Code that draws figures

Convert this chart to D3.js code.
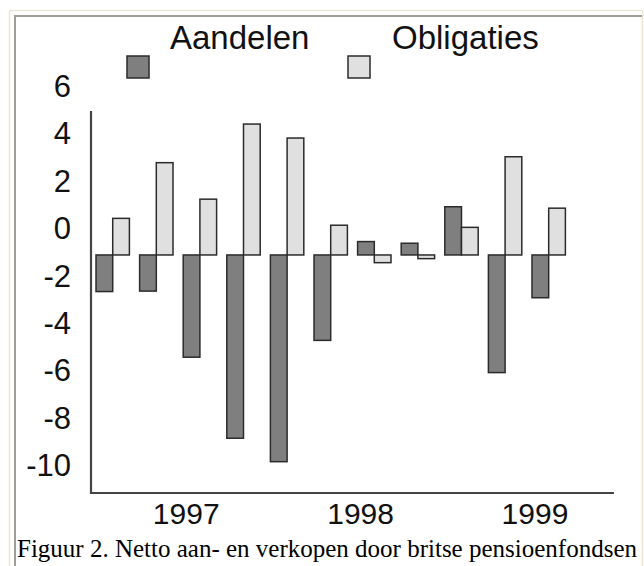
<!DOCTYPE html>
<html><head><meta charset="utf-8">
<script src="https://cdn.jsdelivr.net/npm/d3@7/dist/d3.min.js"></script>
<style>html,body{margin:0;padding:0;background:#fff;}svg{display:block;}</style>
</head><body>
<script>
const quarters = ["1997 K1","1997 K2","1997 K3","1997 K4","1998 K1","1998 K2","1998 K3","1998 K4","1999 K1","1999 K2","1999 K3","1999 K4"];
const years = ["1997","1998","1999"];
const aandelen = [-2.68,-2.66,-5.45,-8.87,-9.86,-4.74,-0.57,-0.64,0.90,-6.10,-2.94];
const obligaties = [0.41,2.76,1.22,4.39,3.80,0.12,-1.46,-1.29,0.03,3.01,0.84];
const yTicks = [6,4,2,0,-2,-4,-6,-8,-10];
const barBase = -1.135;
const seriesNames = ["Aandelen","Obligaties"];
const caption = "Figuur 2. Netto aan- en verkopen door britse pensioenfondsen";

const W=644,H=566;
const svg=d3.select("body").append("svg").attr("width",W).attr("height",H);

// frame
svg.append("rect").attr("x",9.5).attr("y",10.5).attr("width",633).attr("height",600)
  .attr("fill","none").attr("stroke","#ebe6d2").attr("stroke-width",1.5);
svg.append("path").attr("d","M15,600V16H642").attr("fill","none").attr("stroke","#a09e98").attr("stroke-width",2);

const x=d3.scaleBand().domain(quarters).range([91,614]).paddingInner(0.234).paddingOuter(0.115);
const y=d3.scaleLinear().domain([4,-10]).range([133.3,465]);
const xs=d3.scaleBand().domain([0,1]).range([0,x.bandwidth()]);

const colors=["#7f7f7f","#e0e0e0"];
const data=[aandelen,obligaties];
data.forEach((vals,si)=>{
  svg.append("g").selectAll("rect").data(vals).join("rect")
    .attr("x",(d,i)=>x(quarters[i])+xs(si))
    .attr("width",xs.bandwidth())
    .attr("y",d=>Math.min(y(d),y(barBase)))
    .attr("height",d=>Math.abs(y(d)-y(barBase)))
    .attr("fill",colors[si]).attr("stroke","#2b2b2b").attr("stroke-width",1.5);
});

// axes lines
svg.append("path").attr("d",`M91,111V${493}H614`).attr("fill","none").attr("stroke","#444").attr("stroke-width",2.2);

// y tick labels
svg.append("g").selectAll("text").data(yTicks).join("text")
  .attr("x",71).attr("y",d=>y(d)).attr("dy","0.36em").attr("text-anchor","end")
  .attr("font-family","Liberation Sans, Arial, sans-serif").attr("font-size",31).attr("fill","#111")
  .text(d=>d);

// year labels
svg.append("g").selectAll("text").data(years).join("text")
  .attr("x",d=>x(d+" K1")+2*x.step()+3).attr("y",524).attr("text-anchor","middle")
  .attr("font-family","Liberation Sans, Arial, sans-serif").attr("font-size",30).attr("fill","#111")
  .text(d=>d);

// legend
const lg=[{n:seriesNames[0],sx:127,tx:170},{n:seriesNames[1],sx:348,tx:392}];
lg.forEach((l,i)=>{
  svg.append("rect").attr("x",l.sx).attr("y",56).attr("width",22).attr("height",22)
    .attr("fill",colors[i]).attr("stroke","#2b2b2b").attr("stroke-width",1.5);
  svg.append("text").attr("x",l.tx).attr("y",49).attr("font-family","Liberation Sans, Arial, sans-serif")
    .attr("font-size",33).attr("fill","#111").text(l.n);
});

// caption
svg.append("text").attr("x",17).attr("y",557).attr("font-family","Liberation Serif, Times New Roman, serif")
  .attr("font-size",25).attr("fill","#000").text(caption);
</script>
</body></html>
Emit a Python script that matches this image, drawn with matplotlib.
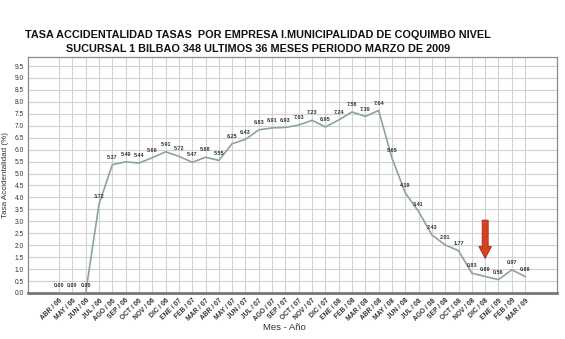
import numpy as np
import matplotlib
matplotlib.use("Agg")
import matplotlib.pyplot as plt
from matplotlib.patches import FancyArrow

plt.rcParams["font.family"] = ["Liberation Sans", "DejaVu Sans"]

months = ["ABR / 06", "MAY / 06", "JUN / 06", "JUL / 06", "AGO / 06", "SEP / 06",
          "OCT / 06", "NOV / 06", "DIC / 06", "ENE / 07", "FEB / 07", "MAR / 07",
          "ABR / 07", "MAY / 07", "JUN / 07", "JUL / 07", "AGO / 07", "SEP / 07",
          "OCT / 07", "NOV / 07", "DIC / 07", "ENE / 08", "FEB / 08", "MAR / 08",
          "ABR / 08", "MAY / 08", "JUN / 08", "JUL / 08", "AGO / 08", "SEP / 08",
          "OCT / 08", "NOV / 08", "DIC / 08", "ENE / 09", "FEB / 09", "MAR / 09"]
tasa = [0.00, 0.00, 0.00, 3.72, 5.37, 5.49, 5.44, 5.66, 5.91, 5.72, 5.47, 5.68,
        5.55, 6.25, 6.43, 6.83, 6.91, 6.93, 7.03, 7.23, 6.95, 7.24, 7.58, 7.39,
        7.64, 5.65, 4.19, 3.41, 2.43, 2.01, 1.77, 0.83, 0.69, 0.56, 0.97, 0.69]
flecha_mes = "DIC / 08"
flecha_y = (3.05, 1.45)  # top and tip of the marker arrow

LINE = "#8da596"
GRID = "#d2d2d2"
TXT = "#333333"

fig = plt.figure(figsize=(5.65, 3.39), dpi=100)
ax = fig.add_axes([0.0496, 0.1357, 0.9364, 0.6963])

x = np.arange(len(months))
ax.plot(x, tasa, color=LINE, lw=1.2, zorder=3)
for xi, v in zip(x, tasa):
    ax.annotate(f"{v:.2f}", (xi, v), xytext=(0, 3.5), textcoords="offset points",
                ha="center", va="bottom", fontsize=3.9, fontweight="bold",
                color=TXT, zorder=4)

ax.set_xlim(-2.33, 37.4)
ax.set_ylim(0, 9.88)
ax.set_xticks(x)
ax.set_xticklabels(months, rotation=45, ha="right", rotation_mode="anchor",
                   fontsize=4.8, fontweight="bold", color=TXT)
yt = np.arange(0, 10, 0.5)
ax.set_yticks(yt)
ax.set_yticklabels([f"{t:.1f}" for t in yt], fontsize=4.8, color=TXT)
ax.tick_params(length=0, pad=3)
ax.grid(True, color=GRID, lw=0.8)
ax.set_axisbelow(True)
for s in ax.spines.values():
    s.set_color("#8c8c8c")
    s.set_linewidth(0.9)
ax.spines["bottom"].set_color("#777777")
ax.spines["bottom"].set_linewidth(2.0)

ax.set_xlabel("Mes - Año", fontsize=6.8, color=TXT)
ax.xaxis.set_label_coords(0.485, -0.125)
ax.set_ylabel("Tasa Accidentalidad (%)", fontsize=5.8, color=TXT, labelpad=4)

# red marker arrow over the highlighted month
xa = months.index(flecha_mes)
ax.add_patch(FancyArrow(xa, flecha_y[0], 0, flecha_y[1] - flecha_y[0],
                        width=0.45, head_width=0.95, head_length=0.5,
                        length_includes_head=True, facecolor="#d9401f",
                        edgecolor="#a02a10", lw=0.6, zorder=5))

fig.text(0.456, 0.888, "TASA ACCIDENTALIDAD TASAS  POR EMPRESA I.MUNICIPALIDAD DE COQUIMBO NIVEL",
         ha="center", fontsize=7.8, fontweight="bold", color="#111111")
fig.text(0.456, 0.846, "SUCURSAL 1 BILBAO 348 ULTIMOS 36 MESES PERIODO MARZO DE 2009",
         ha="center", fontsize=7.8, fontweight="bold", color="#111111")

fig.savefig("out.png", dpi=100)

▶ **Task statement**: Extract every line from the records above that contains the word "script".

▶ **Correct response**:
<script src="https://cdn.jsdelivr.net/npm/d3@7/dist/d3.min.js"></script>
<script>
</script>
Emit a Python script that matches this image, drawn with matplotlib.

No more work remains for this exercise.